On Feb 15, 10:18 am, "bumper" wrote:
"Eric Greenwell" wrote in message

...



And to reiterate, it's not a "200 watt transmitter". The peak power of
the pulses is 200 watt, but it's only about a 5 watt max transmitter,
as the pulses are short.


I know you are talking about peak power vs average power. However, even
though pulse width is narrow, and thus the average radiation from a 175 or
250 watt transponder might be on the order of 5 watts, I'm not sure the
radiation exposure should be equated to just the low average power.

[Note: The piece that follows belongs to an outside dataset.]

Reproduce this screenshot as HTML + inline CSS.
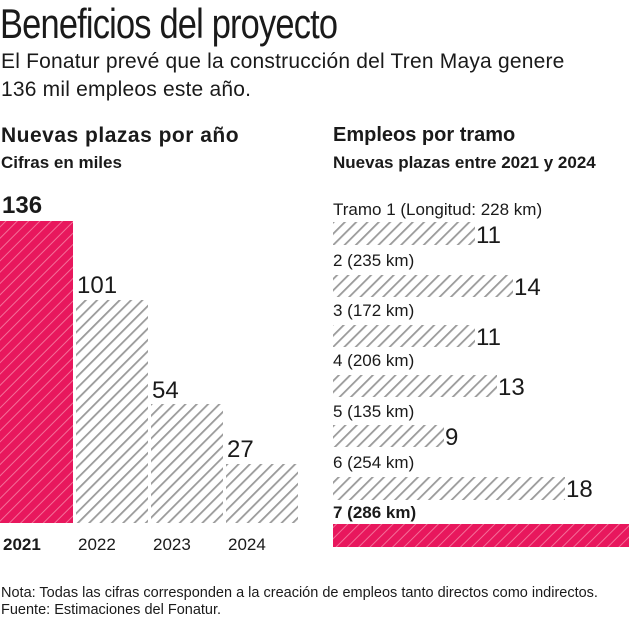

Consider a single high powered pulse as being one .22 rifle bullet. The
bullet might have on the order of 100 ft pounds of energy and would
obviously do considerable tissue damage. Compare that to several hundred
BB's from a low powered air rifle, the combined energy of which equals the
energy of that one .22 bullet. Same total energy, far less damage. The point
I'm trying to make is that pulsed high energy may well do more tissue damage
than the same total amount of low level energy delivered over a longer time
frame.

I want that transponder antenna installed away from me.

bumper


A colleague who deals with radiation safety said that the argument
that low energy long-duration doses of radiation are equivalent to
high energy short duration doses is like equating jumping off a 3-foot
wall ten times with jumping off a 30-foot wall once.